LOS ANGELES (AP) — As John Wilson gears up to premiere the third and final season of his cult documentary series, “How To With John Wilson,” the filmmaker reflected on how a video camera changes people’s behavior — and how he exploits that for his show.
Each episode of the Emmy-nominated series starts off as a kind of “how to” video, but inevitably devolves into a hilariously bizarre and shocking portrait of humanity. In an interview with The Associated Press, Wilson shared how his style of cinematography was influenced by his time working for a private investigator, as well as his thoughts on how artificial intelligence will impact the future of filmmaking.
Season three of “How To” premieres July 28 on HBO and Max. The interview has been edited for clarity and brevity.
AP: How are you feeling going into this final season?

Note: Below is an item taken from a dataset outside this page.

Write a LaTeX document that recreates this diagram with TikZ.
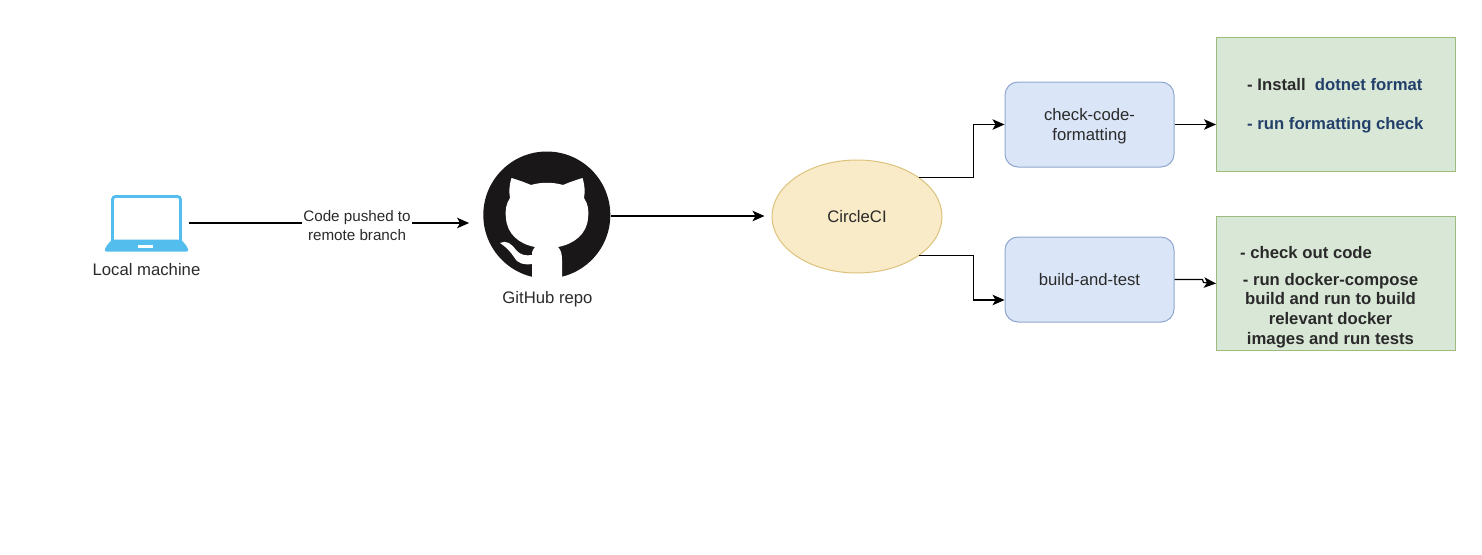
\documentclass[tikz,border=0pt]{standalone}
\usepackage{fontspec}
\setmainfont{Liberation Sans}
\usetikzlibrary{shapes.geometric,arrows.meta,calc}
\definecolor{txt}{HTML}{2A2A2A}
\definecolor{navy}{HTML}{23406B}
\definecolor{sky}{HTML}{53BDEE}
\definecolor{ghblack}{HTML}{1A1718}
\definecolor{jobline}{HTML}{8EA6CF}
\definecolor{jobfill}{HTML}{DAE6F7}
\definecolor{noteline}{HTML}{9DBB7E}
\definecolor{notefill}{HTML}{D9E7D6}
\definecolor{ciline}{HTML}{DCC27C}
\definecolor{cifill}{HTML}{FAEBC8}
\tikzset{
  x=1pt,y=-1pt,
  every node/.style={text=txt,font=\fontsize{16.7}{19.5}\selectfont},
  link/.style={draw=black,line width=1.2pt,-{Stealth[length=12pt,width=10.5pt,inset=3pt]}},
  job/.style={draw=jobline,fill=jobfill,line width=1pt,rounded corners=13pt,minimum width=169pt,minimum height=85pt,align=center,inner sep=0pt},
  notes/.style={draw=noteline,fill=notefill,line width=1pt,minimum width=239pt,minimum height=134pt,inner sep=0pt,anchor=north west},
  caption/.style={inner sep=0pt},
  notetext/.style={inner sep=0pt,font=\fontsize{16.7}{19.6}\selectfont\bfseries},
}
\begin{document}
\begin{tikzpicture}
\useasboundingbox (0,0) rectangle (1482,554);
% laptop
\node[inner sep=0pt,minimum width=84pt,minimum height=57pt] (laptop) at (146.5,223) {};
\draw[sky,line width=2.8pt,rounded corners=3pt,fill=white] (112.5,243) -- (112.5,196.5) -- (180.5,196.5) -- (180.5,243);
\fill[sky,rounded corners=2pt] (104.5,251.5) -- (105.5,247) -- (112,239.5) -- (181,239.5) -- (187.5,247) -- (188.5,251.5) -- cycle;
\fill[white] (138,245) rectangle (153,248);
\node[caption] (laptopcap) at (146.5,270) {Local machine};
% github
\node[circle,fill=ghblack,minimum size=127pt,inner sep=0pt] (gh) at (546.8,215) {};
\fill[white] (511.5,178) .. controls (518,180) and (524,182) .. (531,185)
  .. controls (541,182) and (553,182) .. (563,185)
  .. controls (570,182) and (576,180) .. (582.5,178)
  .. controls (585,186) and (585,192) .. (584,198)
  .. controls (588,204) and (589,210) .. (588,218)
  .. controls (587,234) and (574,244) .. (558,247)
  .. controls (561,250) and (562,254) .. (562,260)
  -- (562,279) -- (532,279)
  -- (532,264)
  .. controls (524,265) and (518,264) .. (514,257)
  .. controls (510,251) and (506,247) .. (500,243)
  .. controls (506,240) and (511,243) .. (516,250)
  .. controls (520,255) and (526,256) .. (532,255)
  .. controls (532,251) and (533,249) .. (535,247)
  .. controls (519,244) and (507,234) .. (506,218)
  .. controls (505,210) and (506,204) .. (510,198)
  .. controls (509,192) and (509,186) .. (511.5,178) -- cycle;
\node[caption] (ghcap) at (547.5,299) {GitHub repo};
% circleci
\node[ellipse,draw=ciline,fill=cifill,line width=1pt,minimum width=170pt,minimum height=113pt,inner sep=0pt] (ci) at (857,216.5) {CircleCI};
% jobs
\node[job] (check) at (1089.5,124.5) {};
\node[caption,align=center] (checktext) at (1089.5,126) {check-code-\\formatting};
\node[job] (build) at (1089.5,279.5) {build-and-test};
% notes
\node[notes] (noteA) at (1216,36.5) {};
\node[notes] (noteB) at (1216,216) {};
\node[notetext,anchor=west] (a1) at (1247,84.5) {- Install\ \ \textcolor{navy}{dotnet format}};
\node[notetext,anchor=west,text=navy] (a2) at (1247,125) {- run formatting check};
\node[notetext,anchor=west] (b1) at (1240,252.5) {- check out code};
\node[notetext,align=center] (b2) at (1330.5,310.5) {- run docker-compose\\build and run to build\\relevant docker\\images and run tests};
% connectors
\draw[link] (laptop.east) -- ($(laptop.east -| gh.west)+(-14,0)$);
\node[fill=white,inner sep=1pt,align=center,font=\fontsize{15.2}{18.3}\selectfont] (pushed) at (357,225.5) {Code pushed to\\remote branch};
\draw[link] ($(gh.east)+(0,1)$) -- ($(gh.east -| ci.west)+(-7,1)$);
\draw[link] (ci.32.6) -| ($(ci.32.6)+(54.5,0)$) |- (check.west);
\draw[link] (ci.-32.6) -| ($(ci.-32.6)+(54.5,0)$) |- ($(build.west)+(0,20.5)$);
\draw[link] (check.east) -- (check.east -| noteA.west);
\draw[link] (build.east) -- ++(28,0) -- ++(1,3) -- (noteB.west |- 0,283.5);
\end{tikzpicture}
\end{document}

WILSON: I cannot wait for it to come out. I have been sitting on this for a few months now, and there’s just so much I want to talk about with it. I think it’s the best season yet. I can’t wait.
AP: I used to be a videographer and I covered breaking news for AP for a long time. The whole idea of that job is I’m coming into a situation with a camera trying to document it and I’m trying to not change it. But I’ve thought a lot about the ways that bringing a camera into a situation inherently does change it. I’m curious about the ways you’ve thought about that.
WILSON: I’ve spent a lot of time in the documentary world and reading interviews and talking to people and studying what people do. And I just find it so weird when people try to ignore the fact that the presence of a camera does fundamentally change the energy in a room. And so rather than trying to disguise that, I really like to lean into that instead, because the tension that a cameraperson creates, I find really interesting. And being able to have that be an element that makes something more dramatic is something I’m surprised more people don’t do.
AP: So you’re saying you like to exploit that?
WILSON: Yeah. I personally try to remove as much artifice as I can within the work and that’s a huge part of it. It’s kind of funny. Sometimes I’ll interview someone and they already know the show and they may have even seen it. But other times, I’ll get through an entire interview with someone, and they’ll ask, ‘So who’s the host of this show?’ And I’ll be like, ‘Oh, it’s me.’ And they’ll be like, ‘Why don’t you have a cameraperson? Can you not afford one?’ And I’m just like, ‘Oh, no, I prefer this.’ And in their eyes, they just think that I’m like a really talkative cameraperson that’s about to lose their job because I keep interrupting the shot.
AP: Do you go through each episode chronologically when you’re making it, or is it like you have all these different threads that you’re balancing at once?
WILSON: Everything is happening at the same time. I’ll have six different episode titles in my head. And maybe I’ll see someone underneath scaffolding, for example, and I’ll maybe start talking to them about scaffolding and maybe they don’t have a very interesting take on it. So then I cycle through five episodes worth of questions because maybe I can still use them for something. And I have other people to help, other producers and stuff. And then it doesn’t really begin to congeal or take any shape until we’re in the edit. But I’m always shooting and editing with the editor simultaneously, and I have to tell them exactly what everything is for. So everything is happening at the same time. That’s the only way it can really happen.
AP: In light of conversations about AI that are obviously big right now, I’m curious about your thoughts on the future of filmmaking as it relates to that.
WILSON: I feel like AI is this unstoppable thing in a way. And I think it’s up to the the filmmakers and the people creating this stuff moving forward to deliberately make human work. And I think people respond really well to that for a reason. I feel like there is eventually going to be some kind of division about what we choose to consume. And that may mean that the human stuff is made for no money because nobody wants to make it anymore. But that’s just the choice that creators will have to make.
AP: I know this is going back kind of far, but I was curious about how you got the job for the private investigator after film school.
WILSON: I found it on the etc. section of Craigslist classifieds, the place where they put work that can’t be categorized into any other area. It was for a video editor. And I went in and interviewed and I got the job and then when I asked what the company even was, they told me it was a private investigation agency. And that’s when I realized I wanted to stay.
AP: And you feel like that experience informs how you think about and do your work now?
WILSON: Yeah. I mean, it made me kind of want to shoot everything in a similar style or from a certain distance. There was just something really electrifying about watching people from a certain perspective that I wanted to mimic somehow.
AP: You and “How To” executive producer Nathan Fielder seem like you have very similar affects. Did you guys hit it off immediately?
WILSON: Yeah, Nathan and I have similar personalities. I think we connected on the kind of stuff that inspires us and the kind of media we consume and stuff like that. And I was obviously a huge fan of his show. It took me a minute to figure out who he really was because I had this idea from watching his show and and it just took me a moment to kind of separate that from who Nathan actually is. He’s very smart and sensitive and has a very good work ethic and just does not settle. The intensity he brings to a project is really cool and the show would have been a mess if I was the only person at the head of it. Together, we set what the rules were for the show and that was a really cool thing to understand what our value systems were and pairing those together.